* _SHORT EXERCISE_:
Write out again, exactly as they appear, the lines from the line with "Generate a Python" through the line with "import pandas as pd". Do not include any pictures.

* begin MATERIALS PROVIDED *

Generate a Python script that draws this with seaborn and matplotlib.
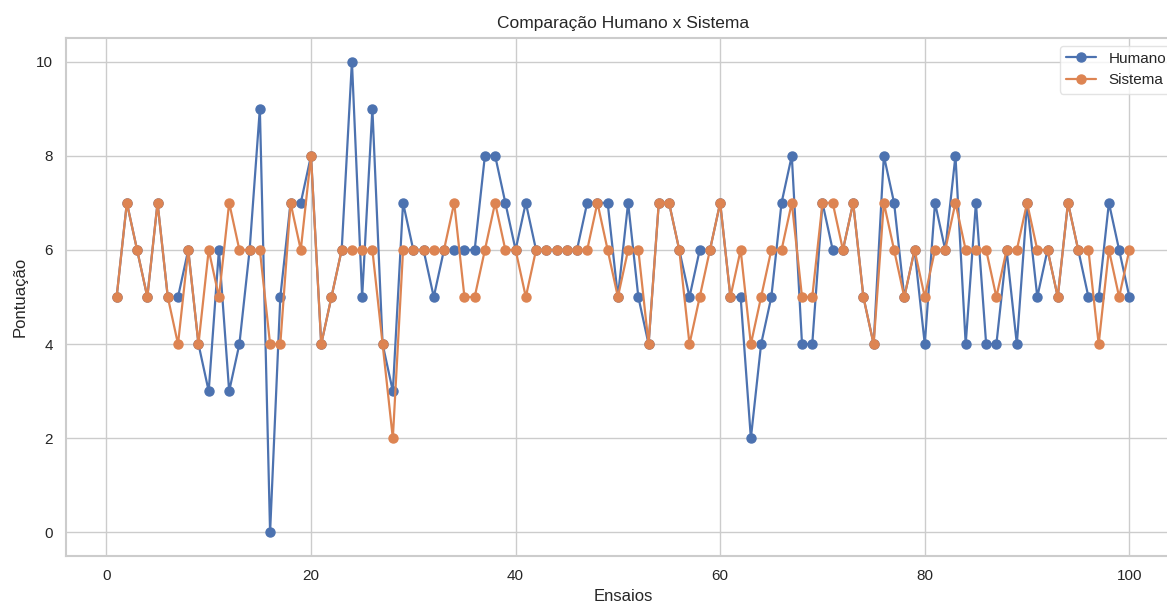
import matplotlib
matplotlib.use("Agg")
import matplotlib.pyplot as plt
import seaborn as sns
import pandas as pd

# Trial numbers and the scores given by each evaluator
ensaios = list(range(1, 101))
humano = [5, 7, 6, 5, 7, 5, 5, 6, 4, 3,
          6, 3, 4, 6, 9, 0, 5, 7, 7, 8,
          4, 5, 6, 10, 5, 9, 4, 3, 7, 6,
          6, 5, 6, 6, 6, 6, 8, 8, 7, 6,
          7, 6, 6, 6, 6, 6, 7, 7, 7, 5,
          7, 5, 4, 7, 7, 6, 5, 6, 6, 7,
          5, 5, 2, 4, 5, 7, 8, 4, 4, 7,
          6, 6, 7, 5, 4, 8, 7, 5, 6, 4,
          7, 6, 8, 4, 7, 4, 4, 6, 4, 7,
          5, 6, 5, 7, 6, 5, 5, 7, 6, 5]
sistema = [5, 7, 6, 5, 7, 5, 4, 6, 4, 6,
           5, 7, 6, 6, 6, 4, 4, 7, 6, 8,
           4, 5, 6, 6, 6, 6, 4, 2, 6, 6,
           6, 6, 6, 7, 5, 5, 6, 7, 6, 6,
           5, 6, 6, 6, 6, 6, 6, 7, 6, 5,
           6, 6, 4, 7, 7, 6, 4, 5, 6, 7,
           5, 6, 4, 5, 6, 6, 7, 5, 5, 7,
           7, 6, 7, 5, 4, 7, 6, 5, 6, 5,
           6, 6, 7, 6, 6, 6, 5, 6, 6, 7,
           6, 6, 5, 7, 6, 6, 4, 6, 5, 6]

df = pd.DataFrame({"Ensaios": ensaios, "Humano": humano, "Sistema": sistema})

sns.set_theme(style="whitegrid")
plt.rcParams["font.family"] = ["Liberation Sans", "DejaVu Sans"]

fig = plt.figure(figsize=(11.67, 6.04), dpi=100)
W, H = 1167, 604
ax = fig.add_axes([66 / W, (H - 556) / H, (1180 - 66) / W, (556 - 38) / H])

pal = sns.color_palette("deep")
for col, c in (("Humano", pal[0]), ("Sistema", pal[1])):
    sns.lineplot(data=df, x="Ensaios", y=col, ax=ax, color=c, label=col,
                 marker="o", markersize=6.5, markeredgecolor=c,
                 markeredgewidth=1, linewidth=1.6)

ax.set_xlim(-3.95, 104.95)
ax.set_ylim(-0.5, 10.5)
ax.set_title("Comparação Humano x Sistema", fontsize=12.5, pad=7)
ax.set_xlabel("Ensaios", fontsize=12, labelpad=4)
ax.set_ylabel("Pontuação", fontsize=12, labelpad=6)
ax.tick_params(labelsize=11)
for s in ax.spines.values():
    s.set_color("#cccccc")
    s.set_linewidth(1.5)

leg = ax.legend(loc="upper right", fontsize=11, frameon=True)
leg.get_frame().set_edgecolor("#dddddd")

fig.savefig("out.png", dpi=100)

* end MATERIALS PROVIDED *
* begin MATERIALS PROVIDED *

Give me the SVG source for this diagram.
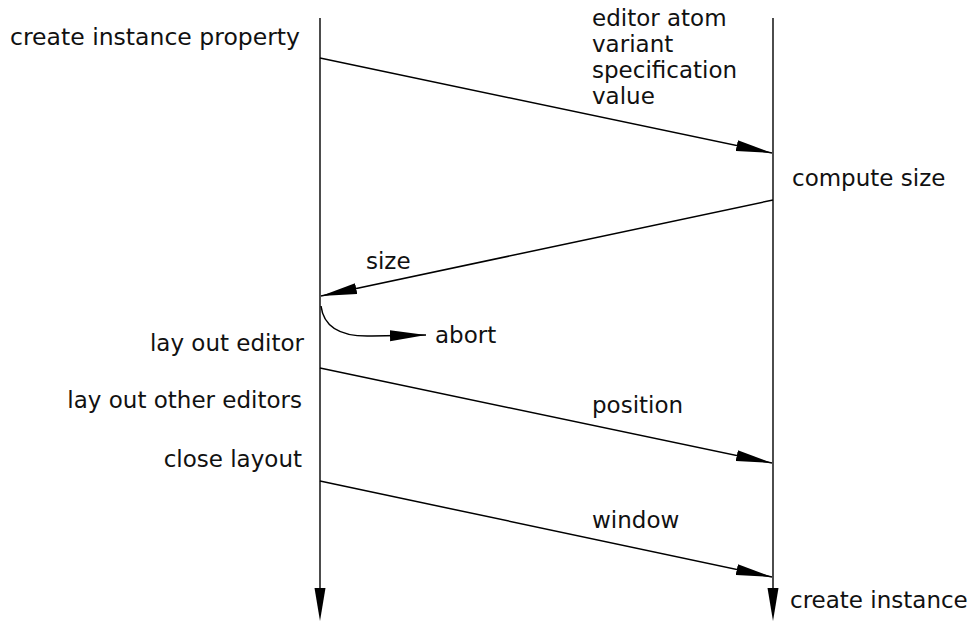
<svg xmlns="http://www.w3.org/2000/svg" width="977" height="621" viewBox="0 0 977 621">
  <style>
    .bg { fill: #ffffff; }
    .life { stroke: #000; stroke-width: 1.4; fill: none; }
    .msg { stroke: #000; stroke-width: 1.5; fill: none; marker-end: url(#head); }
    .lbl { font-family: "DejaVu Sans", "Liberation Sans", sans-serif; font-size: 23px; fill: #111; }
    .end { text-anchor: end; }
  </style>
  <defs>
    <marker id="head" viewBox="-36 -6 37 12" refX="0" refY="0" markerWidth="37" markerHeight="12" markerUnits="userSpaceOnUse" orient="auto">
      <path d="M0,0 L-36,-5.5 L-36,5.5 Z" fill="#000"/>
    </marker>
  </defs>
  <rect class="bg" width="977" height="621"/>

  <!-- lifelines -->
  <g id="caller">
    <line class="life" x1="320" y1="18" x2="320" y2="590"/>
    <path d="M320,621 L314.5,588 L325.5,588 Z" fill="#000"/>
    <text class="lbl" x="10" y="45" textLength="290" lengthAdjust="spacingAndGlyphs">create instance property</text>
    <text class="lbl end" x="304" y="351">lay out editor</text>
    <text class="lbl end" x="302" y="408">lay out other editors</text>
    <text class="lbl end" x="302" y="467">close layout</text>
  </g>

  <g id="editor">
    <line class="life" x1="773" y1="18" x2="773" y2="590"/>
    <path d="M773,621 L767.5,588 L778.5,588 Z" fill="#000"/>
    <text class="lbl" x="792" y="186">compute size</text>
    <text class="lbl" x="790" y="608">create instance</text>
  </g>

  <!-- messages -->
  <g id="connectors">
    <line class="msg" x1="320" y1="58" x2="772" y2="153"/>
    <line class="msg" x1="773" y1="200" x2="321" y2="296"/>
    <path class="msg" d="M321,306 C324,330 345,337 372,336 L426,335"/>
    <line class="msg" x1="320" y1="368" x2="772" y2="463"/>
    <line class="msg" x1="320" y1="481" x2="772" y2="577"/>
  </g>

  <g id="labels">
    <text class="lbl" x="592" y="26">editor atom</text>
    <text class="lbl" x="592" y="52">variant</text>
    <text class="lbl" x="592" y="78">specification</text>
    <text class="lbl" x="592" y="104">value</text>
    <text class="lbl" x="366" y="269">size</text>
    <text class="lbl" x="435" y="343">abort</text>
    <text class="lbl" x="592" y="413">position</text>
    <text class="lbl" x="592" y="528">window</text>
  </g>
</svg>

* end MATERIALS PROVIDED *

* _RESULT_:
Generate a Python script that draws this with seaborn and matplotlib.
import matplotlib
matplotlib.use("Agg")
import matplotlib.pyplot as plt
import seaborn as sns
import pandas as pd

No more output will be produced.